■ **Objective**: Identify and reproduce every line holding the string "chart".

──────── Rows

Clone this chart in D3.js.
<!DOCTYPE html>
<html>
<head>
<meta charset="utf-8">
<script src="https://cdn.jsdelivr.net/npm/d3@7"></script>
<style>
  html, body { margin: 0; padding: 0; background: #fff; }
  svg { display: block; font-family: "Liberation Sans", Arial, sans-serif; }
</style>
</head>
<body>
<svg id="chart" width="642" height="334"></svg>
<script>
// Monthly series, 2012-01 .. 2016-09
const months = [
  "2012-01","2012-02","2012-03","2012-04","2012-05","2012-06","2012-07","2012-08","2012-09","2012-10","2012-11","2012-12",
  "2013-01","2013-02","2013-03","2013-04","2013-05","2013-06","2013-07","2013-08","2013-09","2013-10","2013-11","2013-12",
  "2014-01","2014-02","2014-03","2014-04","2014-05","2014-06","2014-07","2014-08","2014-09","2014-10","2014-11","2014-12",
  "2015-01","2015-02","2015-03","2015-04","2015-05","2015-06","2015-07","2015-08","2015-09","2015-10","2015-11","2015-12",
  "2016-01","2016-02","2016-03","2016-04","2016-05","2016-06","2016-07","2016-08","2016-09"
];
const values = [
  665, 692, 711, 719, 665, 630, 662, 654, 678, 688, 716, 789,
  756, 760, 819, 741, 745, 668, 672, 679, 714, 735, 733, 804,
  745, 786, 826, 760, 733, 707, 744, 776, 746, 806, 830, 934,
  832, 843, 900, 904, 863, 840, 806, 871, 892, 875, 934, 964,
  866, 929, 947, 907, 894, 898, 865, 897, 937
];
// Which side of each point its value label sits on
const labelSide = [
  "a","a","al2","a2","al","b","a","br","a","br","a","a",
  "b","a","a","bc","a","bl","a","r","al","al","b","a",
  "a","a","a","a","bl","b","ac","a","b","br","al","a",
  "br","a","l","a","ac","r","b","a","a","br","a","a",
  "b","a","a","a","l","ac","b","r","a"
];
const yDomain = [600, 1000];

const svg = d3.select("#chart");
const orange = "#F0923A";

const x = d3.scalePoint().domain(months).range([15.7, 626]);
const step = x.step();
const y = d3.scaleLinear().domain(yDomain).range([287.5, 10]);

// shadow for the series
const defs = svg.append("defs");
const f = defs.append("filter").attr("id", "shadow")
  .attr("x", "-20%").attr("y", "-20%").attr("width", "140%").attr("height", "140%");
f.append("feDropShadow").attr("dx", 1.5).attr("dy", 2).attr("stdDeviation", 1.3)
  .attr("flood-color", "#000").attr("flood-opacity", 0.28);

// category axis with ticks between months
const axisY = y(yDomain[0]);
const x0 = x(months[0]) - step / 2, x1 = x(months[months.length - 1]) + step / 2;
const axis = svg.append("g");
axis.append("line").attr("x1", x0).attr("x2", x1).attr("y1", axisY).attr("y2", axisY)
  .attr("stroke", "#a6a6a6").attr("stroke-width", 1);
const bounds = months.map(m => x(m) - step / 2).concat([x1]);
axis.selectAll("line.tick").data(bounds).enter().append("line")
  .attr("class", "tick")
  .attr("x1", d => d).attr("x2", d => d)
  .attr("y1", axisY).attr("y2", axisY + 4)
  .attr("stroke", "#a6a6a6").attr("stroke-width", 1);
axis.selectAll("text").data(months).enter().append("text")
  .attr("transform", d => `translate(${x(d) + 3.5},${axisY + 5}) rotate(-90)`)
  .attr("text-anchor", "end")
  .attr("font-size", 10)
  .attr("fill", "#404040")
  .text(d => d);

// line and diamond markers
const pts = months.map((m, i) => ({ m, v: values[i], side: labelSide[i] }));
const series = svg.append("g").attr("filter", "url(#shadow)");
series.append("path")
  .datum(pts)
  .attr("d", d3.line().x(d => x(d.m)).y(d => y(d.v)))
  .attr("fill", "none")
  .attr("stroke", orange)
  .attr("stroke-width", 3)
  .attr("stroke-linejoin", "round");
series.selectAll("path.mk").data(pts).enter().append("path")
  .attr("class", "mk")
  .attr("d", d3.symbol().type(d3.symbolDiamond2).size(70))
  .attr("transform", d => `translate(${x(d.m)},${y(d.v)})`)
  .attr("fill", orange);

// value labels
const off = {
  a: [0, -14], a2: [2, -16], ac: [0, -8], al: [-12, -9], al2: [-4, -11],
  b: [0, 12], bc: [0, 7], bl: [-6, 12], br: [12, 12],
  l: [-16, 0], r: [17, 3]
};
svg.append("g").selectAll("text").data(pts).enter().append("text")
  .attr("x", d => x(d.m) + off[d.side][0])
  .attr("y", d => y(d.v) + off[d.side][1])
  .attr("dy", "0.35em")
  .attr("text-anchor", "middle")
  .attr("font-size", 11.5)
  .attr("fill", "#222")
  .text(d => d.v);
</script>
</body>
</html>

────────────────
──────── Rows

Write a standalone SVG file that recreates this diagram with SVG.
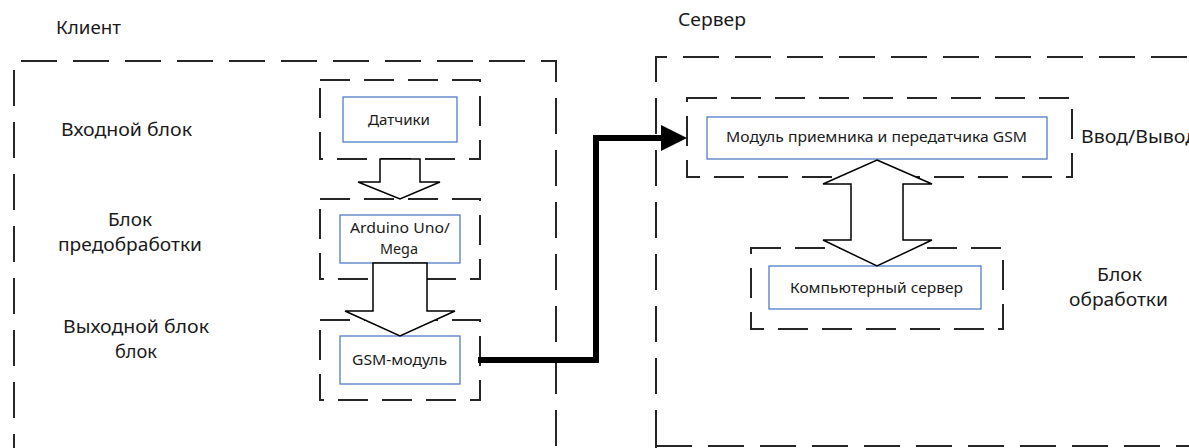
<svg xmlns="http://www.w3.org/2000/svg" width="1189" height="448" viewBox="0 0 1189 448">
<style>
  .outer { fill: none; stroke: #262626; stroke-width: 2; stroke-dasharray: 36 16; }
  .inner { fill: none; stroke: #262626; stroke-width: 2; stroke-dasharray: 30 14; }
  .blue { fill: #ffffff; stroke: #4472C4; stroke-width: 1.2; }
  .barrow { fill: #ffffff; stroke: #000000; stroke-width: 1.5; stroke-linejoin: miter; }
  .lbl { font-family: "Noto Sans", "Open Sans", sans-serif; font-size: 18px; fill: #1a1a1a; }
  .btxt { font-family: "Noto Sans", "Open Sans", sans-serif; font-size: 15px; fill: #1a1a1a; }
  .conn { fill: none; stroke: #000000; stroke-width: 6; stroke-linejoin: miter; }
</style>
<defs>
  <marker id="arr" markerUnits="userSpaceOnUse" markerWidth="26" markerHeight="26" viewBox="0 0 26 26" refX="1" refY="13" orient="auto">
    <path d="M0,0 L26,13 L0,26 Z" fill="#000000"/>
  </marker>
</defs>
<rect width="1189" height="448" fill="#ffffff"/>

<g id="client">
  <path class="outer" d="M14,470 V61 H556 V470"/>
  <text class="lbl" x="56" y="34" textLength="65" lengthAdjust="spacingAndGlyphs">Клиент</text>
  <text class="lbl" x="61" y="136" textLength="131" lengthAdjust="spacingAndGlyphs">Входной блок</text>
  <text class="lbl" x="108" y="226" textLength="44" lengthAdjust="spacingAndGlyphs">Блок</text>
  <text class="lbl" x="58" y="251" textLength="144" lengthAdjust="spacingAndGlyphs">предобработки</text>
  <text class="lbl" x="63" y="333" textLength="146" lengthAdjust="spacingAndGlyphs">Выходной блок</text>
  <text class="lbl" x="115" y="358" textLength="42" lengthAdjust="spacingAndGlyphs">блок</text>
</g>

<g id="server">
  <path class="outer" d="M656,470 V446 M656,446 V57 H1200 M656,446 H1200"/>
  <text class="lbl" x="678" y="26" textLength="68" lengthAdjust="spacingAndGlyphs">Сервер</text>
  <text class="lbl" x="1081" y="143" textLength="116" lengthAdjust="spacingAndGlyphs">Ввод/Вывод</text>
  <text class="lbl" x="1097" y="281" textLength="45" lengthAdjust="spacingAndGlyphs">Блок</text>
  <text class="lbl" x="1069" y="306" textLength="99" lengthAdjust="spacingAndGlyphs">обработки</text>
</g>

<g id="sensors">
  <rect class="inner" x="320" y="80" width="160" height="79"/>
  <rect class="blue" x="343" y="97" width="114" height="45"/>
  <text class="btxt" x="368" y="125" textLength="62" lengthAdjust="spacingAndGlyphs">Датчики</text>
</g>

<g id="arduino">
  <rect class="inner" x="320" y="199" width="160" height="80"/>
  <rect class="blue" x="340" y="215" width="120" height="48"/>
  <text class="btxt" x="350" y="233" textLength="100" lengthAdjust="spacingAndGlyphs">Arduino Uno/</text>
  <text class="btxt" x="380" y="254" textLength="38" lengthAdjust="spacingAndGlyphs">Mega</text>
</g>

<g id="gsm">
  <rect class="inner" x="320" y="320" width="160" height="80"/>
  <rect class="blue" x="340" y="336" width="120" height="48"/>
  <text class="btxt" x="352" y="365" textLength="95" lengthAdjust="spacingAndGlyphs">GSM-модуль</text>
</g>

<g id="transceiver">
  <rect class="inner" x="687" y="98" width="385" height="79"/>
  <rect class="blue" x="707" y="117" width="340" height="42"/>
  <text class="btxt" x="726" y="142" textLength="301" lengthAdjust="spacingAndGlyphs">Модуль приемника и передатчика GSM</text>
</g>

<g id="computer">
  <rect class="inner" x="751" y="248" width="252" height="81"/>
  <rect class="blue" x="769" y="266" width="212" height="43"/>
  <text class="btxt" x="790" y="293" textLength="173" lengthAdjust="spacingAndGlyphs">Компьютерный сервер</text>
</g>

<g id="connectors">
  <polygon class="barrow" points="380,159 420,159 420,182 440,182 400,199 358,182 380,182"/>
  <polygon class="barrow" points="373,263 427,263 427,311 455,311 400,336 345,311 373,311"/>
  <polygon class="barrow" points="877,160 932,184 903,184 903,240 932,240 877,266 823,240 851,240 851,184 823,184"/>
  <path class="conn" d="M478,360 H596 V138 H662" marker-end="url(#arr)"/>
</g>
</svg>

────────────────

■ **Expected answer**:
Clone this chart in D3.js.
<svg id="chart" width="642" height="334"></svg>
const svg = d3.select("#chart");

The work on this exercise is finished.